New York: Nan A. Talese/Doubleday, 2001. 416 pp., $24.95. Order this book

Among those writers taking an excoriating view of contemporary culture, Jennifer Egan enjoys a reputation for near-percipience. With laser-like vision, she seems to see not just the world around her, but the world as it might soon be. She locates damning fissures and systematically exploits them. 

In Look at Me, Egan’s ambitious second novel (nominated for the National Book Award), nothing escapes her unblinking eye. In subplot after subplot, Egan attacks the vulnerable surfaces of our modern era, smashing inside the readily-shatterable realms of beauty, Web technology, journalism, Manhattan nightclubs, academe—even, eerily, terrorism. Her primary concern is with the hollowness of images and inevitable “shadow selves,” with the lies upon which social lives are predicated. 

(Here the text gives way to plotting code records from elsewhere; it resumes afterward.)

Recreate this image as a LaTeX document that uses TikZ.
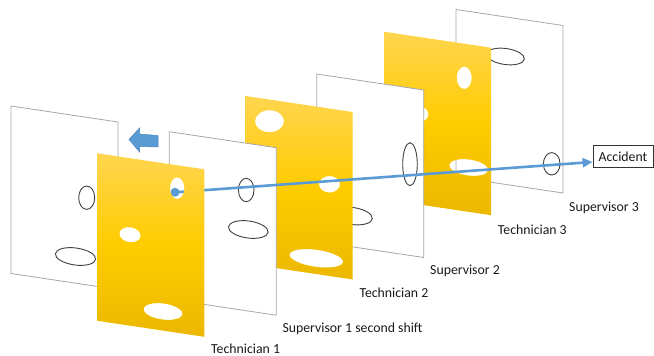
\documentclass[tikz,border=0pt]{standalone}
\usepackage{fontspec}
\setmainfont{Carlito}
\usetikzlibrary{arrows.meta}

\definecolor{officeblue}{HTML}{5B9BD5}
\definecolor{arrowrim}{HTML}{4A89C4}
\definecolor{framegray}{HTML}{A6A6A6}
\definecolor{rimgray}{HTML}{404040}
\definecolor{goldtop}{HTML}{FFD54F}
\definecolor{goldmid}{HTML}{FFCC00}
\definecolor{goldbot}{HTML}{EBB800}

% one slice of cheese: a sheet seen in perspective
\newcommand\sheet[2]{(#1,#2) -- ++(107,16) -- ++(0,167.5) -- ++(-107,-16) -- cycle}

\tikzset{
  whitepanel/.style={fill=white, draw=framegray, line width=0.8pt},
  goldpanel/.style={even odd rule, top color=goldtop, bottom color=goldbot, middle color=goldmid},
  holerim/.style={draw=rimgray, line width=0.9pt},
  blueline/.style={draw=officeblue, line width=2.6pt, -{Triangle[length=10pt,width=9pt]}},
  bluedot/.style={circle, fill=officeblue, inner sep=0pt, minimum size=9pt},
  lbl/.style={anchor=base west, inner sep=0pt, font=\fontsize{13.8}{16}\selectfont, text=black!90},
  accbox/.style={draw=black!80, line width=0.8pt, fill=white, minimum width=60pt, minimum height=22pt,
                 inner sep=0pt, font=\fontsize{13.8}{16}\selectfont, text=black!90},
}

\begin{document}
\begin{tikzpicture}[x=1pt, y=-1pt]
\useasboundingbox (0,0) rectangle (654,356);

% back row, left: the first white slice
\path[whitepanel] \sheet{11}{106};
\path[holerim] (86.7,197.7) ellipse [x radius=8, y radius=11.7]
               (75.5,256.5) ellipse [x radius=20.3, y radius=8.5, rotate=-8];

% Supervisor 3
\path[whitepanel] \sheet{456}{9.5};
\path[holerim] (505.5,56.5) ellipse [x radius=19, y radius=8, rotate=-8]
               (551.7,163.8) ellipse [x radius=8.3, y radius=11.2];

% Technician 3
\shade[goldpanel] \sheet{384}{31.7}
   (464.2,77.8) ellipse [x radius=7.5, y radius=11.2]
   (468.7,167.5) ellipse [x radius=19.7, y radius=8, rotate=-8]
   (420,114.2) ellipse [x radius=8.5, y radius=7.5];

% Supervisor 2
\path[whitepanel] \sheet{316.7}{74};
\path[holerim] (410,164.2) ellipse [x radius=7.3, y radius=21.5]
               (352.5,216) ellipse [x radius=20, y radius=8.5, rotate=-8];

% Technician 2
\shade[goldpanel] \sheet{245.7}{96}
   (269.5,121.2) ellipse [x radius=14.5, y radius=11]
   (329.5,184.3) ellipse [x radius=10.5, y radius=8.3]
   (316.3,258.3) ellipse [x radius=27, y radius=8.5, rotate=-8];

% Supervisor 1 second shift
\path[whitepanel] \sheet{169.3}{131.7};
\path[holerim] (246.2,190) ellipse [x radius=7.8, y radius=11.7]
               (248.3,229.5) ellipse [x radius=20, y radius=8.5, rotate=-8];

% direction of the defences
\filldraw[fill=officeblue, draw=arrowrim, line width=0.5pt]
  (129,139.5) -- (139.5,128) -- (139.5,134) -- (158,135.5) -- (158,147)
  -- (139.5,146.5) -- (139.5,152) -- cycle;

% trajectory of the hazard
\node[bluedot] (dot) at (175,192.3) {};
\node[accbox] (acc) at (623,156.3) {Accident};
\draw[blueline] (dot.center) -- ([yshift=-5.7pt]acc.west);

% Technician 1, in front
\shade[goldpanel] \sheet{97.3}{153.3}
   (177.2,188.2) ellipse [x radius=7.2, y radius=10.8]
   (130,234.7) ellipse [x radius=10.7, y radius=7.5, rotate=-10]
   (163,311.5) ellipse [x radius=19.7, y radius=8, rotate=-8];

% labels
\node[lbl] (t1) at (211,353.5) {Technician 1};
\node[lbl] (s1) at (282.3,332.2) {Supervisor 1 second shift};
\node[lbl] (t2) at (359.3,297.2) {Technician 2};
\node[lbl] (s2) at (430,274.5) {Supervisor 2};
\node[lbl] (t3) at (497.7,234.5) {Technician 3};
\node[lbl] (s3) at (569,211.2) {Supervisor 3};
\end{tikzpicture}
\end{document}
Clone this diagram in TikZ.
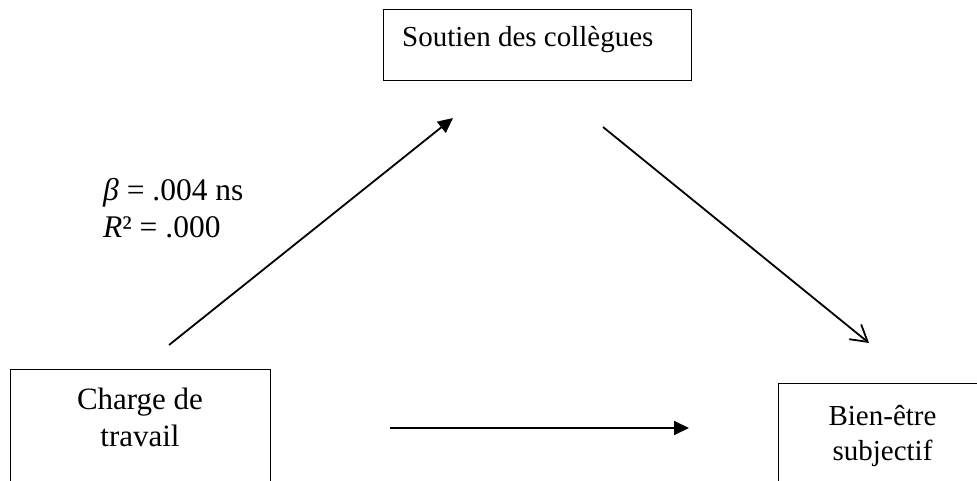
\documentclass[tikz,border=0pt]{standalone}
\usepackage{fontspec}
\setmainfont{Liberation Serif}
\usetikzlibrary{arrows.meta}
\begin{document}
\begin{tikzpicture}[x=1pt,y=-1pt,
  box/.style={draw, line width=1.3pt, rectangle, inner sep=0pt},
  lbl/.style={inner sep=0pt, font=\fontsize{29}{36}\selectfont},
  lblbig/.style={inner sep=0pt, font=\fontsize{31}{37}\selectfont},
  stat/.style={inner sep=0pt, font=\fontsize{31.5}{37}\selectfont},
  conn/.style={line width=1.8pt},
  filled/.style={conn, -{Triangle[length=15pt,width=14pt]}},
  openh/.style={conn, -{Straight Barb[length=16pt,width=19pt]}}]
\useasboundingbox (0,0) rectangle (977,481);
\clip (0,0) rectangle (977,481);
% boxes
\node[box, minimum width=308pt, minimum height=71pt, anchor=north west] (top) at (383,9) {};
\node[box, minimum width=260pt, minimum height=160pt, anchor=north west] (left) at (10,369) {};
\node[box, minimum width=300pt, minimum height=160pt, anchor=north west] (right) at (778,383) {};
% texts
\node[lbl, anchor=base west] (toptxt) at (402,47) {Soutien des collègues};
\node[lblbig, anchor=base] (lefttxt1) at (140,409) {Charge de};
\node[lblbig, anchor=base] (lefttxt2) at (140,446) {travail};
\node[lbl, anchor=base] (righttxt1) at (882.5,425) {Bien-être};
\node[lbl, anchor=base] (righttxt2) at (882.5,460) {subjectif};
\node[stat, anchor=base west] (beta) at (103,201) {{\itshape β} = .004 ns};
\node[stat, anchor=base west] (rsq) at (103,237) {{\itshape R}² = .000};
% connector ends
\coordinate (a1s) at (169,345);
\coordinate (a1e) at (453,118);
\coordinate (a2s) at (603,127);
\coordinate (a2e) at (869,343);
\coordinate (a3s) at (390,428);
\coordinate (a3e) at (689,428);
\draw[filled] (a1s) -- (a1e);
\draw[openh] (a2s) -- (a2e);
\draw[filled] (a3s) -- (a3e);
\end{tikzpicture}
\end{document}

Look at Me is a long book, and one feels its length as characters multiply and plots fork in so many diverting directions. It is almost as if the reader is being asked to endure an ensemble of noisy simulcasts—a strategy, one surmises, that enables Egan to recreate the sound and fury of our chaotic, sped-up times. At the heart of the book stands (and often drunkenly sways) one Charlotte Swenson, an aging fashion model whose looks are destroyed in a car accident—which she at first has difficulty recalling—that occurs in Rockford, Illinois, the town where she grew up. Returning from the Midwest to Manhattan with 80 titanium screws inside her face, Charlotte soon discovers that her old life of glamour and men and even basic recognition is a closed door that no key will unlock. 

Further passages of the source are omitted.